Les élèves ont également donné leur point de point sur cette question d’actualité. Patricia Yatalo, 16 ans, élève en 3ème année de la même école, se « réjouit d’étudier dans une école où il y a la discipline et une formation intégrale de l’homme » en estimant que cela la « différencie des autres » et espère qu’à travers cette éducation de qualité, elle sera un jour très utile à la société.
Matiti Mukwaba, 20 ans, élève en 5ème des humanités pédagogiques de cette école fait l’apologie de l’éducation dispensée dans son école. « Dans mon école par exemple, dit-il, malgré toutes les contraintes, les enseignants tiennent toujours à la rigueur. C’est ce qui, estime-t-il, qui justifie la qualité des élèves au collège1 Abbé Loya ». Il pense que pour mieux assurer une bonne éducation, il importe de mettre des moyens nécessaires en pensant à une remise à niveau des enseignants et restructurer le secteur de l’éducation pour une meilleure formation des enfants afin de remédier à certaines pratiques de la délinquance qui ravage la ville de Kinshasa. L’élève ajoute que l’Etat congolais devrait également accorder une place importante à l’éducation nationale pour assurer une relève des personnes de qualité visant le développement du pays.

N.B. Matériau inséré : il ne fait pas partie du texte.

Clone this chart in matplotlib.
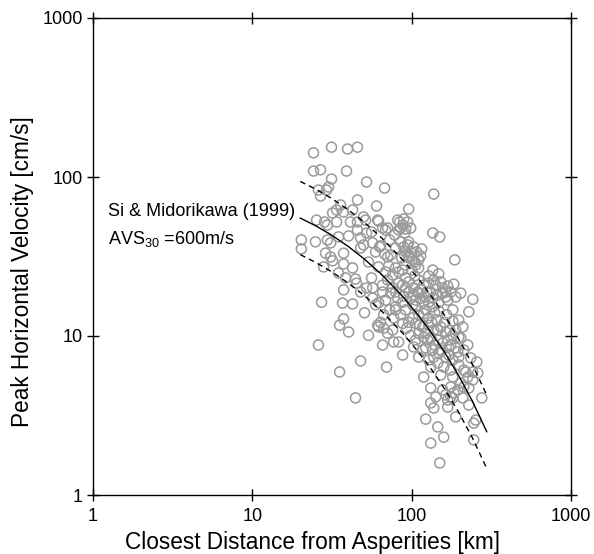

De bonnes déclarations faites par les acteurs de l’éducation qui vivent au quotidien les réalités malheureuses d’un secteur, pourtant capital pour le développement d’un pays, mais devenu le cadet des soucis des dirigeants de la RDC. Jusqu’où va aller l’écho des voix des acteurs de l’éducation ? Atteindra-t-il le destinataire ? Leur message l’émouvra-t-il ?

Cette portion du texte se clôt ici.